Behind the celebrity glow, one can hide not only an immeasurable pride, but also a blood-stained past. ‘Café Marylin‘ is the x-ray of such an artist’s portrait, which virulently demystifies the idols of moviegoers to bring human misery to light. András Reszeli-Soós’ short film is not necessarily a social critique but rather a subtle attack on how the spotlight alters the perception of art consumers. Thus, the project brings together two characters – the idol and the fan – whose meeting gradually reveals more and more sensitive and tense layers. In the end, everything degenerates into an extreme, slow-burn psychological confrontation, taken by the almost theatrical convention of the script to a highly refined discursive level. As in an Ibsenian play, the dialogue between the two men gradually reveals increasingly dark fragments of the main star’s past so that, eventually, those mistakes are redeemed, according to the principles of a Greek tragedy, by the main actor’s final „exit stage left.”
Starting from the pretext of the doppelgänger, the short film depicts the meeting between an actor famous for his voice behind some popular movie characters and a fan who seems to possess a very similar voice. But, when the star sees in his “double” a potential competitor, but also a threat that could compromise his “uniqueness,” he realizes that things can get out of his control. The pattern is repeated according to the established formula: the double becomes his nemesis.

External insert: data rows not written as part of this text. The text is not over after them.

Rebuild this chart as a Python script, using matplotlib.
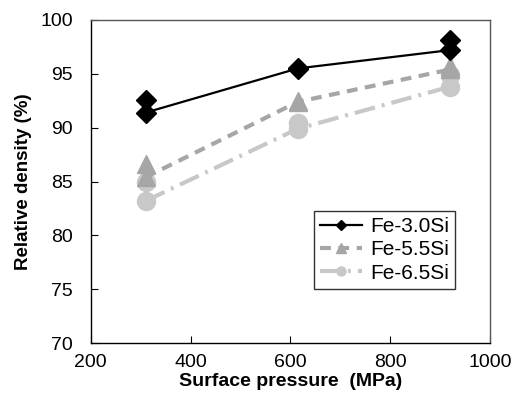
import matplotlib
matplotlib.use('Agg')
import matplotlib.pyplot as plt

pressure = [310, 615, 920]

# first measurement (connected by line) and second measurement (markers only)
fe30_a = [91.4, 95.5, 97.2]
fe30_b = [92.6, 95.4, 98.1]
fe55_a = [85.4, 92.4, 95.4]
fe55_b = [86.6, 92.5, 95.7]
fe65_a = [83.2, 89.9, 93.8]
fe65_b = [85.0, 90.4, 94.9]

labels = ['Fe-3.0Si', 'Fe-5.5Si', 'Fe-6.5Si']

plt.rcParams['font.family'] = ['Liberation Sans', 'DejaVu Sans']

fig = plt.figure(figsize=(5.13, 4.07), dpi=100)
ax = fig.add_axes([0.177, 0.157, 0.778, 0.794])

c30, c55, c65 = '#000000', '#a6a6a6', '#c8c8c8'

# extra markers (drawn first, lines on top)
ax.plot(pressure, fe65_b, 'o', color=c65, markersize=13, zorder=2)
ax.plot(pressure, fe55_b, '^', color=c55, markersize=13, zorder=2)
ax.plot(pressure, fe30_b, 'D', color=c30, markersize=10.5, zorder=3)

ax.plot(pressure, fe65_a, color=c65, linestyle=(0, (5, 1.7, 0.7, 1.7)), linewidth=3,
        marker='o', markersize=13, label=labels[2], zorder=2)
ax.plot(pressure, fe55_a, color=c55, linestyle=(0, (2.6, 1.8)), linewidth=3,
        marker='^', markersize=13, label=labels[1], zorder=2)
ax.plot(pressure, fe30_a, color=c30, linestyle='-', linewidth=1.6,
        marker='D', markersize=10.5, label=labels[0], zorder=3)

ax.set_xlim(200, 1000)
ax.set_ylim(70, 100)
ax.set_xticks(range(200, 1001, 200))
ax.set_yticks(range(70, 101, 5))
ax.tick_params(direction='in', length=5, labelsize=14)
ax.tick_params(axis='y', pad=13)
ax.tick_params(axis='x', pad=8)
for s in ax.spines.values():
    s.set_linewidth(1.0)
ax.spines['top'].set_color('#555555')
ax.spines['right'].set_color('#555555')

ax.set_xlabel('Surface pressure  (MPa)', fontsize=14, fontweight='bold', labelpad=1)
ax.set_ylabel('Relative density (%)', fontsize=13.5, fontweight='bold', labelpad=6)

handles, labs = ax.get_legend_handles_labels()
order = [2, 1, 0]
leg = ax.legend([handles[i] for i in order], [labs[i] for i in order],
                loc='upper left', bbox_to_anchor=(0.559, 0.409), borderaxespad=0,
                fontsize=15, frameon=True, fancybox=False, edgecolor='black',
                handlelength=2.0, markerscale=0.5, borderpad=0.3,
                labelspacing=0.2, handletextpad=0.4)
leg.get_frame().set_linewidth(1.0)

fig.savefig('out.png', dpi=100)
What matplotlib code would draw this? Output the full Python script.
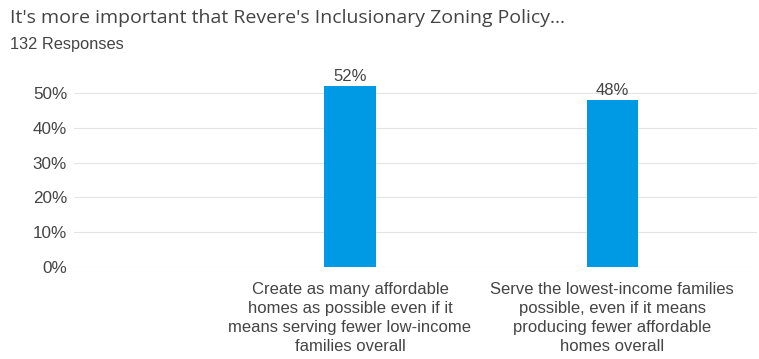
import matplotlib.pyplot as plt
from matplotlib.ticker import PercentFormatter

plt.rcParams['font.family'] = ['Liberation Sans', 'DejaVu Sans']

title = "It's more important that Revere's Inclusionary Zoning Policy..."
subtitle = "132 Responses"
answers = [
    "Create as many affordable\nhomes as possible even if it\nmeans serving fewer low-income\nfamilies overall",
    "Serve the lowest-income families\npossible, even if it means\nproducing fewer affordable\nhomes overall",
]
shares = [52, 48]

text_col = '#444444'
bar_col = '#0099e3'

fig = plt.figure(figsize=(7.59, 3.59), dpi=100)
ax = fig.add_axes([74 / 759, 1 - 267 / 359, 683 / 759, 191.4 / 359])

pos = list(range(len(shares)))
bars = ax.bar(pos, [s / 100 for s in shares], width=0.195, color=bar_col, zorder=3)
for b, s in zip(bars, shares):
    ax.annotate(f"{s}%", (b.get_x() + b.get_width() / 2, b.get_height()),
                xytext=(0, 1.5), textcoords='offset points', ha='center', va='bottom',
                fontsize=12, color=text_col)

ax.set_xlim(-1.053, 1.553)
ax.set_ylim(0, 0.55)
ax.set_yticks([0, 0.1, 0.2, 0.3, 0.4, 0.5])
ax.yaxis.set_major_formatter(PercentFormatter(1.0, decimals=0))
ax.grid(axis='y', color='#e4e4e4', linewidth=0.8, zorder=0)
ax.set_xticks(pos)
ax.set_xticklabels(answers, fontsize=12, color=text_col, linespacing=1.32)
ax.tick_params(axis='x', length=0, pad=11)
ax.tick_params(axis='y', length=0, pad=5, labelsize=12.3, labelcolor=text_col)
for sp in ax.spines.values():
    sp.set_visible(False)

fig.text(10 / 759, 1 - 18 / 359, title, fontsize=14, color=text_col,
         family=['Open Sans', 'DejaVu Sans'], va='center')
fig.text(10 / 759, 1 - 45 / 359, subtitle, fontsize=11.8, color=text_col, va='center')

fig.savefig('out.png', dpi=100)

András Reszeli-Soós chooses an extremely psychologically consistent narrative concept, preferring to let the text and the two actors do their magic. Thus, the aesthetic he adopts is “transparent,” lacking emphasis, with minimal interventions, but with editing that supports the dramatic progression. This stylistic choice fits perfectly since any additional ornament could compromise the objectivity of the camera’s eye that gradually reveals the intentions of the two characters. Everything seems a game of appearances in which we can no longer discern concrete reality from theatricality, as in a psychodrama where the central participant erases the boundary between convention and discursive authenticity. Despite its apparent compositional simplicity, ‘Café Marylin’ is a complex short film that we are happy to award in our festival.